A 20-second swell will begin to feel the ocean floor at 1,024 feet of water (20 x 20 = 400. And then 400 x 2.56 = 1,024 feet deep). In some areas along
California, that's almost 10 miles
offshore. An 18-second wave will feel the bottom at 829 feet deep; a 16-second wave at 656 feet; a 14-second wave at 502 feet; a 12-second wave at 367 feet; a 10-second wave at 256 feet; an eight-second wave at 164 feet; a six-second wave at 92 feet and so on.
As noted above, longer period swells are affected by the ocean floor much more than short-period swells. For that reason, we call long-period swells ground swells (generally 12 seconds or more). We call short-period swells
wind swells (11 seconds or less) because they are always generated by local winds and usually can't travel more than a few hundred miles before they decay. Long-period ground swells (especially 16 seconds or greater) have the ability to wrap much more into a surf spot, sometimes 180 degrees, while short-period
wind swells wrap very little because they can't feel the bottom until it's too late.
Shoaling:
When waves approach shallower water near shore, their lower reaches begin to drag across the ocean floor, and the friction slows them down. The wave energy below the surface of the ocean is pushed upward, causing the waves to increase in wave height. The longer the swell period, the more energy that is under the water. This means that long-period waves will grow much more than short-period waves. A 3-foot wave with a 10-second swell period may only grow to be a 4-foot breaking wave, while a 3-foot wave with a 20-second swell period can grow to be a 15-foot breaking wave (more than five times its deep-water height depending on the ocean floor bathymetry).
As the waves pass into shallower water, they become steeper and unstable as more and more energy is pushed upward, finally to a point where the waves break in water depth at about 1.3 times the wave height.
A 6-foot wave will break in about 8 feet of water. A 20-foot wave in about 26 feet of water. A wave traveling over a gradual sloping ocean floor will become a crumbly, slow breaking wave. While a wave traveling over a steep ocean floor, such as a reef, will result in a faster, hollower breaking wave. As the waves move into shallower water, the speed and the wavelength decrease (the waves get slower and move closer together), but the swell period remains the same.
Refraction:
Waves focus most of their energy toward shallower water. When a wave drags its bottom over an uneven ocean floor, the portion of the wave dragging over shallower water slows down while the portion wave passing over deeper water maintains its speed. The part of the wave over deeper water begins to wrap or bend in toward the shallower water -- much the same as how waves wrap and bend around a point like Rincon or Malibu. This process is called refraction.

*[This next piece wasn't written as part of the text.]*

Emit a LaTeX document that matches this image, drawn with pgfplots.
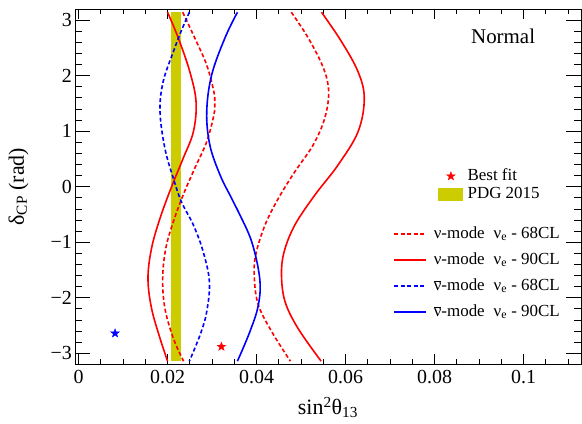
\documentclass[border=0pt]{standalone}
\usepackage{pgfplots}
\pgfplotsset{compat=1.18}
\usepackage{fontspec}
\setmainfont{Liberation Serif}
\usetikzlibrary{calc}

\definecolor{pdgband}{RGB}{204,204,0}

% filled five-point star (ROOT marker 29)
\pgfdeclareplotmark{fstar}{%
  \pgfpathmoveto{\pgfpointpolar{90}{\pgfplotmarksize}}%
  \pgfpathlineto{\pgfpointpolar{126}{0.4\pgfplotmarksize}}%
  \pgfpathlineto{\pgfpointpolar{162}{\pgfplotmarksize}}%
  \pgfpathlineto{\pgfpointpolar{198}{0.4\pgfplotmarksize}}%
  \pgfpathlineto{\pgfpointpolar{234}{\pgfplotmarksize}}%
  \pgfpathlineto{\pgfpointpolar{270}{0.4\pgfplotmarksize}}%
  \pgfpathlineto{\pgfpointpolar{306}{\pgfplotmarksize}}%
  \pgfpathlineto{\pgfpointpolar{342}{0.4\pgfplotmarksize}}%
  \pgfpathlineto{\pgfpointpolar{18}{\pgfplotmarksize}}%
  \pgfpathlineto{\pgfpointpolar{54}{0.4\pgfplotmarksize}}%
  \pgfpathclose
  \pgfusepathqfillstroke
}

\newcommand{\tickfont}{\fontsize{20}{24}\selectfont}
\newcommand{\titlefont}{\fontsize{22}{26}\selectfont}
\newcommand{\legfont}{\fontsize{17}{20}\selectfont}
\newcommand{\nubar}{$\overline{\mbox{ν}}$}

\pgfplotsset{
  frame/.style={
    scale only axis, width=506bp, height=355.4bp,
    xmin=-0.0008, xmax=0.1129, ymin=-3.2, ymax=3.2,
  },
  contour/.style={smooth, tension=0.6, line width=1.6bp},
  dashedc/.style={contour, dash pattern=on 4bp off 2.5bp},
  starleg/.style={legend image code/.code={\path (0bp,0bp) (25bp,0bp);
    \draw[red, fill=red, mark size=4.5bp] plot[only marks, mark=fstar] coordinates {(12.5bp,0bp)};}},
  bandleg/.style={legend image code/.code={\fill[pdgband] (0bp,-6.5bp) rectangle (25bp,6.5bp);}},
  lineleg/.style={legend image code/.code={\draw[##1] (0bp,0bp) -- (32bp,0bp);}},
}

\begin{document}
\begin{tikzpicture}
\begin{axis}[
  frame,
  axis line style={line width=0.9bp},
  tick align=inside,
  xtick={0,0.02,0.04,0.06,0.08,0.1},
  xticklabels={0,0.02,0.04,0.06,0.08,0.1},
  minor xtick={0.005,0.01,0.015,0.025,0.03,0.035,0.045,0.05,0.055,0.065,0.07,0.075,0.085,0.09,0.095,0.105,0.11},
  ytick={-3,-2,-1,0,1,2,3},
  yticklabels={−3,−2,−1,0,1,2,3},
  minor ytick={-2.8,-2.6,-2.4,-2.2,-1.8,-1.6,-1.4,-1.2,-0.8,-0.6,-0.4,-0.2,0.2,0.4,0.6,0.8,1.2,1.4,1.6,1.8,2.2,2.4,2.6,2.8},
  every tick/.append style={black, line width=0.8bp},
  every major x tick/.append style={/pgfplots/major tick length=10bp},
  every minor x tick/.append style={/pgfplots/minor tick length=5bp},
  every major y tick/.append style={/pgfplots/major tick length=15bp},
  every minor y tick/.append style={/pgfplots/minor tick length=7.5bp},
  xticklabel style={font=\tickfont, inner sep=0pt, yshift=-5.5bp},
  yticklabel style={font=\tickfont, inner sep=0pt, xshift=-3bp},
  xlabel={sin\textsuperscript{2}θ\textsubscript{13}},
  xlabel style={font=\titlefont, at={(axis description cs:0.5,-0.142)}, anchor=base},
  ylabel={δ\textsubscript{CP} (rad)},
  ylabel style={font=\titlefont, at={(axis description cs:-0.101,0.5)}, anchor=base},
  legend cell align=left,
  legend style={draw=none, fill=none, inner sep=0pt, font=\legfont,
    at={(rel axis cs:0.7174,0.5526)}, anchor=north west,
    row sep=2bp, column sep=4bp,
    nodes={inner sep=0pt, text height=12bp, text depth=4bp}},
]
\coordinate (ll) at (rel axis cs:0,0);
\coordinate (ur) at (rel axis cs:1,1);

% best fit points
\addplot[only marks, mark=fstar, mark size=4.5bp, draw=red, fill=red, starleg]
  coordinates {(0.0321,-2.88)};
\addlegendentry{Best fit}
\addplot[only marks, mark=fstar, mark size=4.5bp, draw=blue, fill=blue, forget plot]
  coordinates {(0.0082,-2.64)};

% PDG 2015 band
\addplot[draw=none, fill=pdgband, bandleg]
  coordinates {(0.0207,-3.1416) (0.0231,-3.1416) (0.0231,3.1416) (0.0207,3.1416)} -- cycle;
\addlegendentry{PDG 2015}

\node[font=\fontsize{21}{25}\selectfont] at (axis cs:0.0954,2.70) {Normal};
\end{axis}

\begin{axis}[
  frame,
  hide axis,
  legend cell align=left,
  legend style={draw=none, fill=none, inner sep=0pt, font=\legfont,
    at={(rel axis cs:0.6285,0.3922)}, anchor=north west,
    row sep=8bp, column sep=7bp,
    nodes={inner sep=0pt, text height=13bp, text depth=5bp}},
]
% nu-mode 68CL
\addplot[dashedc, red, lineleg] coordinates {
  (0.0234,3.1416) (0.0261,2.68) (0.0288,2.19) (0.0304,1.71) (0.0306,1.50) (0.0304,1.29)
  (0.0288,0.81) (0.0261,0.33) (0.0235,-0.15) (0.0213,-0.63) (0.0196,-1.11)
  (0.0189,-1.65) (0.0194,-2.19) (0.0213,-2.73) (0.0236,-3.1416)};
\addlegendentry{ν-mode\; ν\textsubscript{e} - 68CL}
\addplot[dashedc, red, forget plot] coordinates {
  (0.0478,3.1416) (0.0516,2.68) (0.0550,2.14) (0.0562,1.71) (0.0553,1.23)
  (0.0527,0.75) (0.0486,0.27) (0.0449,-0.21) (0.0419,-0.69) (0.0398,-1.23)
  (0.0395,-1.65) (0.0404,-2.13) (0.0434,-2.61) (0.0476,-3.1416)};

% nu-mode 90CL
\addplot[contour, red, lineleg] coordinates {
  (0.0200,3.1416) (0.0224,2.68) (0.0250,2.07) (0.0264,1.53) (0.0258,0.99)
  (0.0235,0.51) (0.0209,0.00) (0.0183,-0.57) (0.0164,-1.11) (0.0156,-1.65)
  (0.0164,-2.19) (0.0183,-2.73) (0.0200,-3.1416)};
\addlegendentry{ν-mode\; ν\textsubscript{e} - 90CL}
\addplot[contour, red, forget plot] coordinates {
  (0.0546,3.1416) (0.0591,2.61) (0.0628,2.07) (0.0642,1.59) (0.0628,0.99)
  (0.0583,0.39) (0.0531,-0.15) (0.0486,-0.69) (0.0462,-1.17) (0.0456,-1.59)
  (0.0464,-2.07) (0.0493,-2.55) (0.0545,-3.1416)};

% antinu-mode 68CL
\addplot[dashedc, blue, lineleg] coordinates {
  (0.0249,3.1416) (0.0230,2.79) (0.0213,2.43) (0.0190,1.89) (0.0183,1.35)
  (0.0194,0.69) (0.0213,0.15) (0.0231,-0.27) (0.0258,-0.69) (0.0280,-1.17)
  (0.0294,-1.71) (0.0288,-2.25) (0.0273,-2.67) (0.0249,-3.1416)};
\addlegendentry{\nubar-mode\; ν\textsubscript{e} - 68CL}

% antinu-mode 90CL
\addplot[contour, blue, lineleg] coordinates {
  (0.0357,3.1416) (0.0329,2.68) (0.0299,2.01) (0.0288,1.35) (0.0295,0.75)
  (0.0318,0.21) (0.0344,-0.21) (0.0359,-0.45) (0.0389,-0.99) (0.0407,-1.65)
  (0.0404,-2.13) (0.0385,-2.61) (0.0357,-3.1416)};
\addlegendentry{\nubar-mode\; ν\textsubscript{e} - 90CL}
\end{axis}

\pgfresetboundingbox
\path[use as bounding box] ($(ll)+(-75bp,-59.6bp)$) rectangle ($(ur)+(1bp,9bp)$);
\end{tikzpicture}
\end{document}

Deep-water canyons can greatly increase the size of waves as the portion of the swell moving faster over deep water bends in and converges with the portion of the swell over shallower water. This multiplies the energy in that part of the wave, causing it to grow into a larger breaking wave as it nears shore. The effects of a deep-water canyon just
offshore is often why we see huge waves along one stretch of beach, while maybe just a few hundred yards down the beach the waves are considerably smaller. This happens at spots such as Black's and El Porto in Southern California, and Maverick's in Northern California.
Remember, the longer the swell period, the more the waves will be affected by the ocean floor bathymetry, the more they will wrap into a spot and the more the waves will grow out of deep water.